Putusan tersebut masih dinilai jauh dari prinsip keadilan. Lembaga Bantuan Hukum (LBH) Medan menyebut vonis terlalu ringan. Meski pun kedua tentara itu dituntut lebih ringan, satu tahun enam bulan penjara oleh oditur.
1. Vonis jomplang antara pelaku sipil dan militer

Dalam kasus ini, ada empat terdakwa. Dua pelaku sipil, Agung Pratama alias Sikumbang dan M Abdillah Akbar, lebih dulu divonis 4 tahun penjara oleh Pengadilan Negeri Sei Rampah karena terbukti melakukan pembunuhan sesuai Pasal 338 jo Pasal 55 KUHP dan denda Rp50 juta.
Sementara itu, dua anggota TNI yang justru menjadi pelaku penembakan hanya dijatuhi hukuman 2 tahun 6 bulan penjara. LBH Medan menilai perbedaan vonis ini adalah preseden buruk bagi penegakan hukum di Peradilan Militer Medan.
2. Kejanggalan tuntutan dan pasal yang digunakan

LBH Medan menemukan kejanggalan sejak tahap tuntutan. Oditur Militer menuntut hukuman sangat ringan, hanya 1 tahun 6 bulan bagi Serka Darmen Hutabarat dan 1 tahun bagi Serda Hendra Fransisco dengan Pasal 359 jo Pasal 55 ayat (1) KUHP. Pasal ini bahkan tidak melibatkan ketentuan Undang-Undang Perlindungan Anak.
Ironisnya, Majelis Hakim Militer justru memutus perkara dengan Pasal 76C jo Pasal 80 ayat (3) UU Perlindungan Anak yang melarang kekerasan terhadap anak, tetapi hukuman tetap rendah. Terlebih, keduanya tidak dikenakan pasal tentang pembunuhan seperti yang didakwakan terhadap pelaku sipil.
“Perbedaan pemberian hukuman ini adalah bentuk preseden buruk penegakan hukum di Peradilan Militer Medan. Putusan yang tidak masuk akal tersebut menunjukkan sulitnya masyarakat mendapatkan keadilan di Peradilan Militer,” tegas Direktur LBH Medan, Irvan Saputra dalam keterangannya, Senin (11/8/2025).
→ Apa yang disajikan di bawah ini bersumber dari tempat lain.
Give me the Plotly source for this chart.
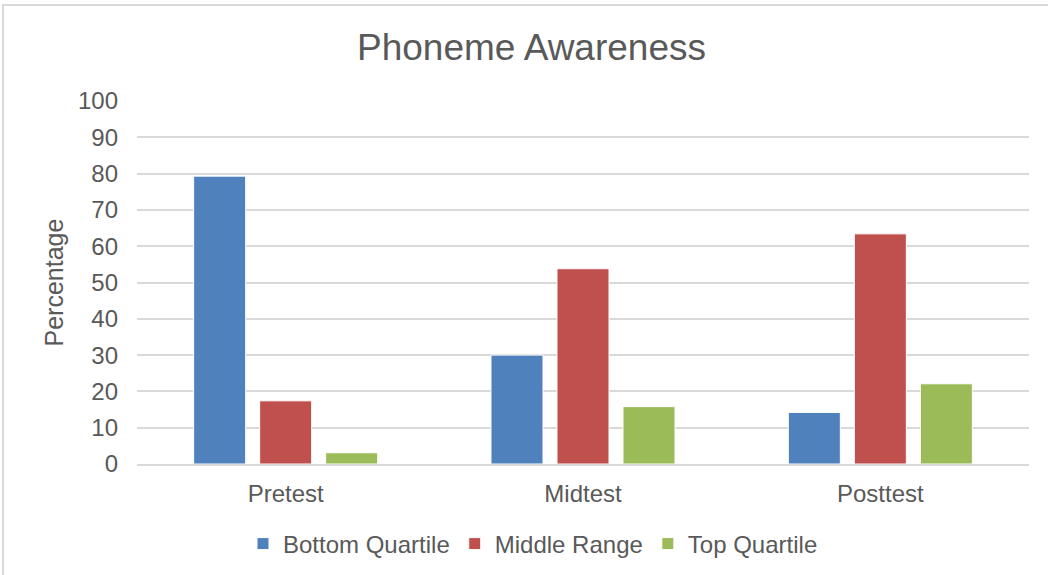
import plotly.graph_objects as go

categories = ["Pretest", "Midtest", "Posttest"]
bottom_quartile = [79.3, 30.0, 14.2]
middle_range = [17.4, 53.8, 63.4]
top_quartile = [3.1, 15.8, 22.1]
series_names = ["Bottom Quartile", "Middle Range", "Top Quartile"]
series_colors = ["#4F81BD", "#C0504D", "#9BBB59"]
y_ticks = list(range(0, 101, 10))

TEXT = "#595959"
FONT = "Liberation Sans, Arial, sans-serif"

fig = go.Figure()
for name, vals, col in zip(series_names, [bottom_quartile, middle_range, top_quartile], series_colors):
    fig.add_trace(go.Bar(
        x=categories, y=vals, name=name,
        marker=dict(color=col, line=dict(color="white", width=1)),
    ))

W, H = 1048, 575
L, R, T, B = 137, 1029, 101, 464

fig.update_layout(
    width=W, height=H,
    margin=dict(l=L, r=W - R, t=T, b=H - B, pad=0, autoexpand=False),
    paper_bgcolor="white", plot_bgcolor="white",
    barmode="group", bargap=0.334, bargroupgap=0.212,
    font=dict(family=FONT, color=TEXT, size=24),
    title=dict(text="Phoneme Awareness", x=531.5 / W, xref="container",
               xanchor="center", y=1 - 47.5 / H, yanchor="middle",
               font=dict(size=37, color=TEXT, family=FONT)),
    showlegend=True,
    legend=dict(orientation="h", x=(533 - L) / (R - L), xanchor="center",
                y=(B - 544) / (B - T), yanchor="middle",
                font=dict(size=24, color=TEXT, family=FONT),
                itemwidth=30, traceorder="normal"),
    xaxis=dict(showgrid=False, showline=True, linecolor="#D9D9D9", linewidth=2,
               ticks="", tickfont=dict(size=24, color=TEXT), ticklabelstandoff=7),
    yaxis=dict(range=[0, 100], tickvals=y_ticks, showgrid=True, gridcolor="#D9D9D9",
               gridwidth=2, zeroline=False, showline=False, ticks="",
               tickfont=dict(size=24, color=TEXT), ticklabelstandoff=18),
    annotations=[dict(text="Percentage", xref="paper", yref="paper",
                      x=(53 - L) / (R - L), y=0.5, xanchor="center", yanchor="middle",
                      textangle=-90, showarrow=False,
                      font=dict(size=25, color=TEXT, family=FONT))],
    shapes=[dict(type="rect", xref="paper", yref="paper",
                 x0=(3 - L) / (R - L), x1=(1060 - L) / (R - L),
                 y0=(B - 590) / (B - T), y1=(B - 5) / (B - T),
                 line=dict(color="#D9D9D9", width=2), fillcolor="rgba(0,0,0,0)", layer="below")],
)

fig.write_html("out.html", config={"displayModeBar": False},
               post_script="document.body.style.margin='0';document.body.style.overflow='hidden';")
3. LBH Medan minta publik kawal kasus yang melibatkan aparat negara

LBH Medan menekankan bahwa militer harus tunduk pada prinsip akuntabilitas dan supremasi sipil. Kekerasan terhadap anak, apalagi hingga merenggut nyawa, merupakan pelanggaran serius terhadap hukum nasional dan internasional.
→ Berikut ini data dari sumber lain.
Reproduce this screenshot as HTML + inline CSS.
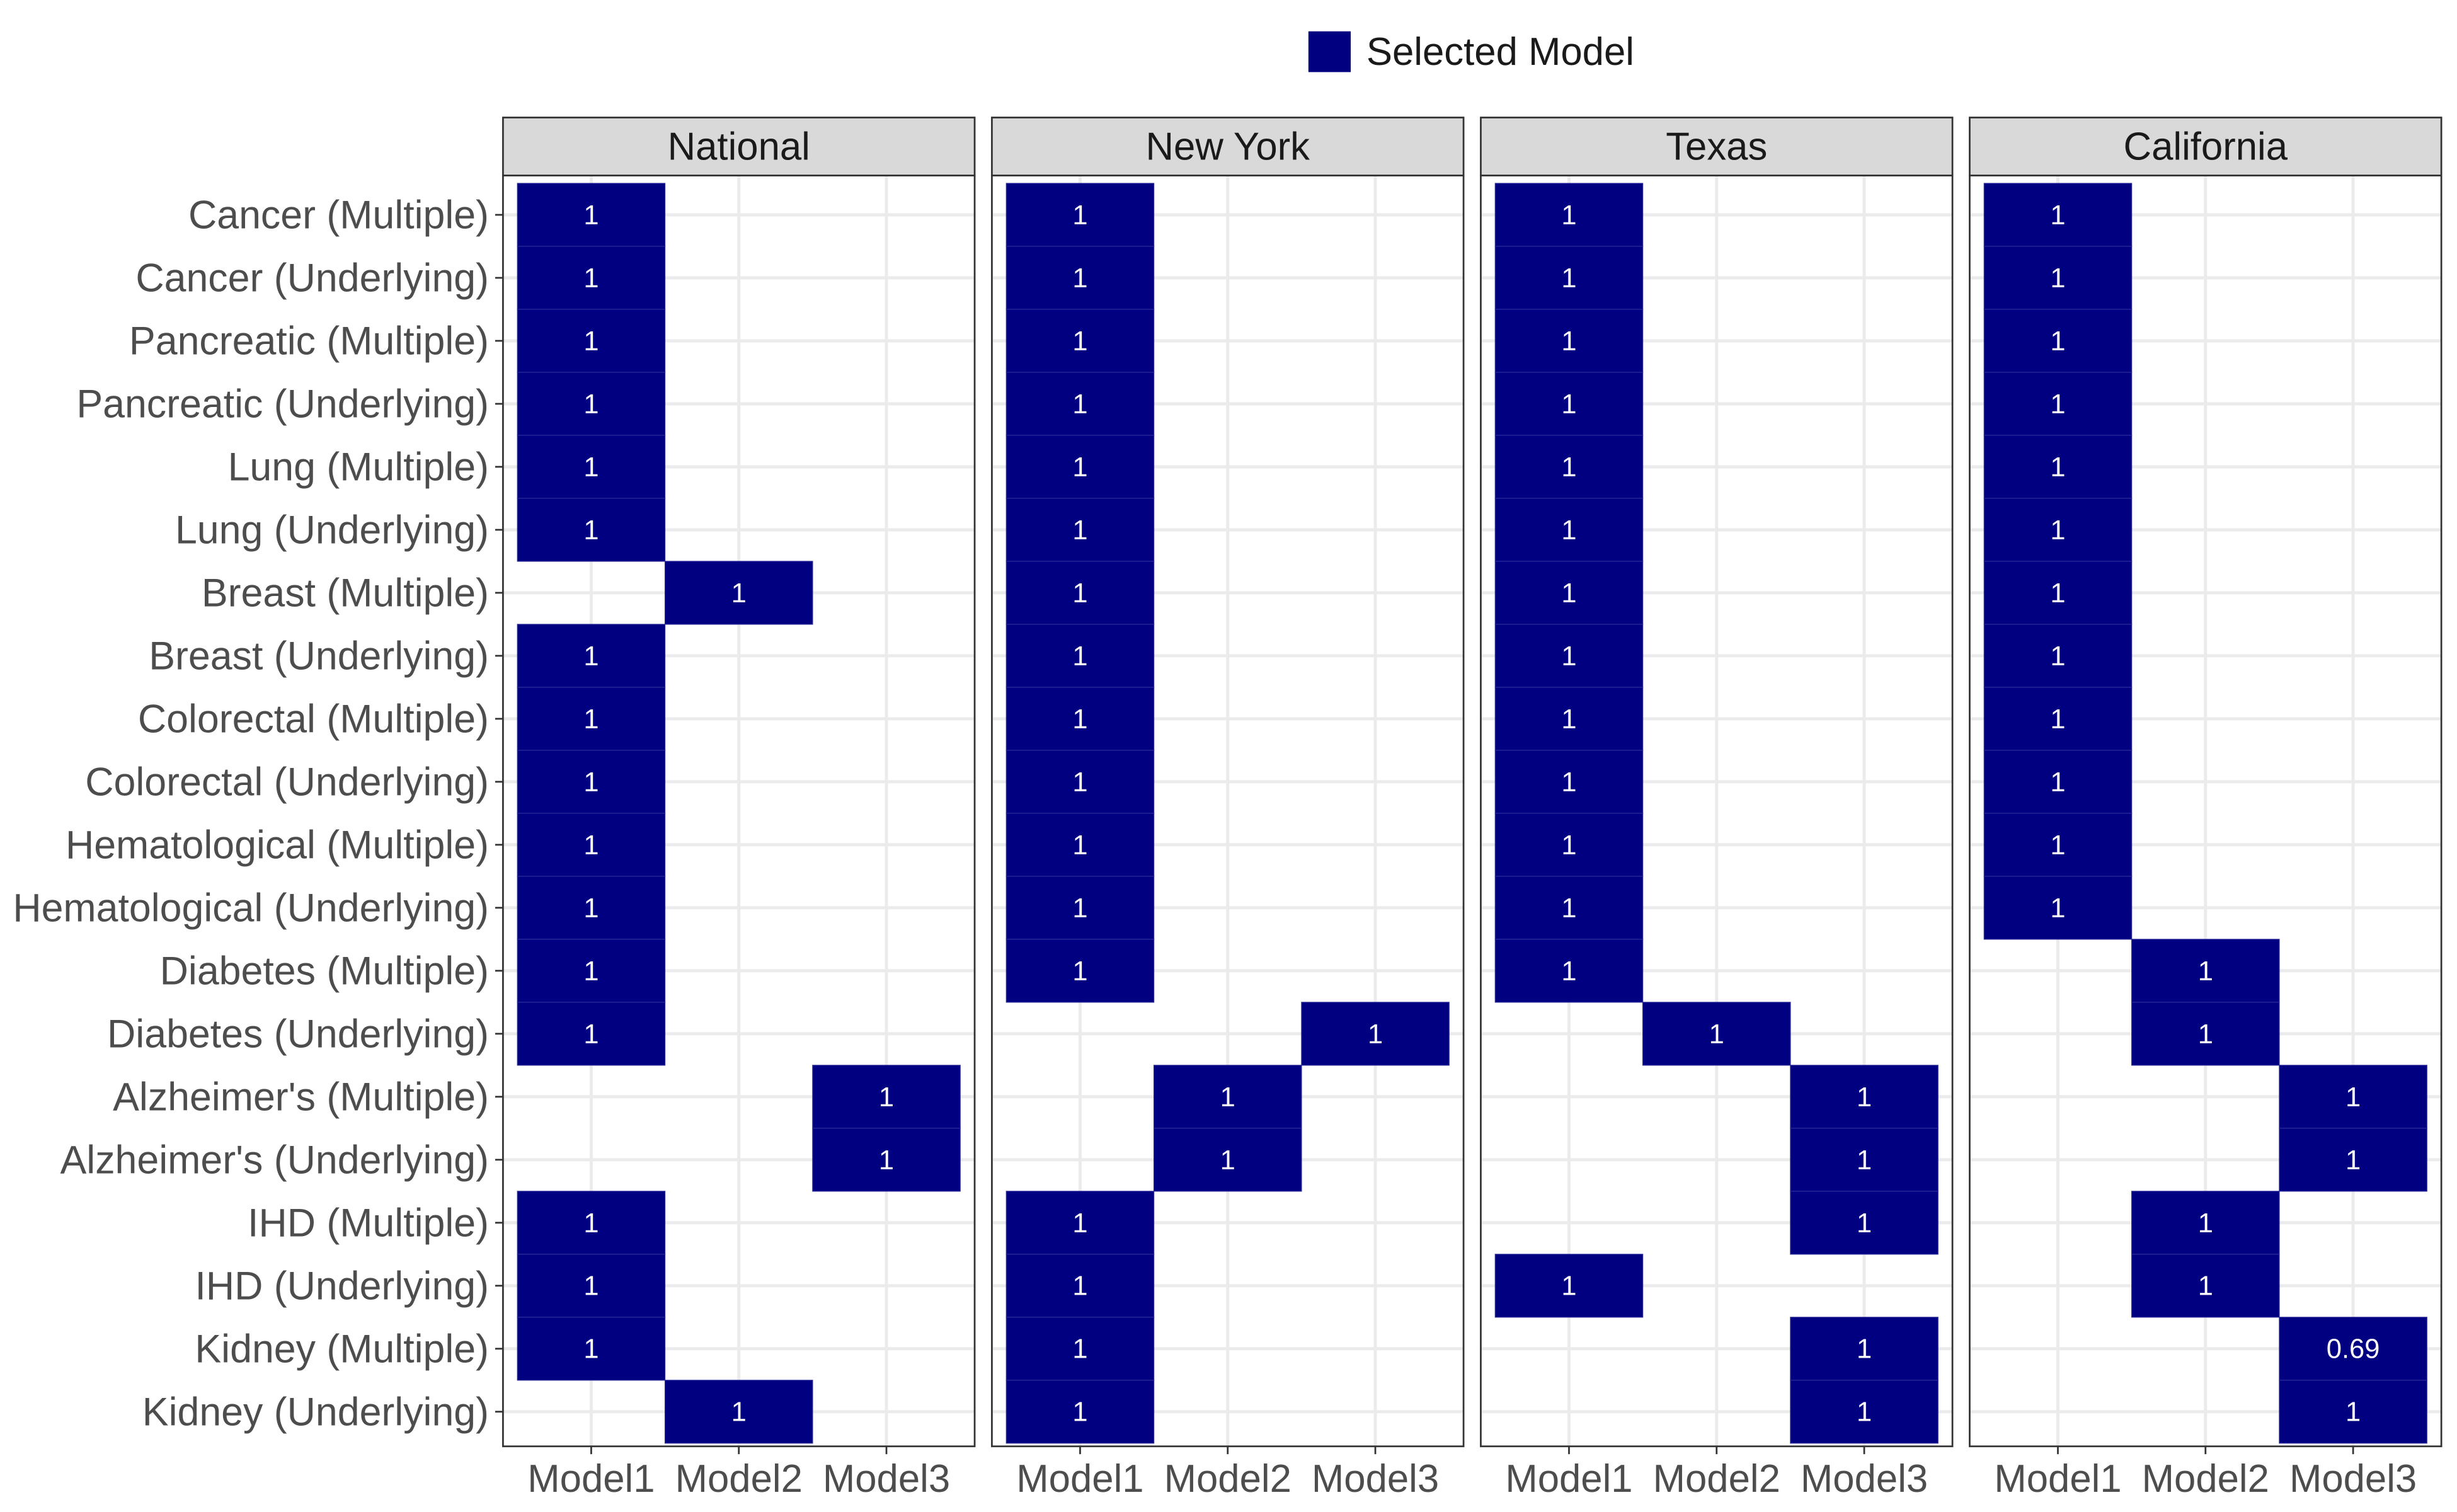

Saat ini, Peradilan Militer Medan juga tengah menangani kasus lain yang melibatkan anak berusia 15 tahun berinisial MHS. Hingga kini, terdakwa dalam kasus tersebut bahkan belum ditahan. LBH Medan mengajak masyarakat untuk mengawal proses hukum agar tidak ada lagi praktik impunitas di peradilan militer.
“Dalam konteks negara demokratis yang menghormati hak asasi manusia, kekuatan bersenjata tidak dapat berdiri di luar sistem hukum yang berlaku, apalagi bertindak sewenang-wenang terhadap warga sipil,” pungkasnya.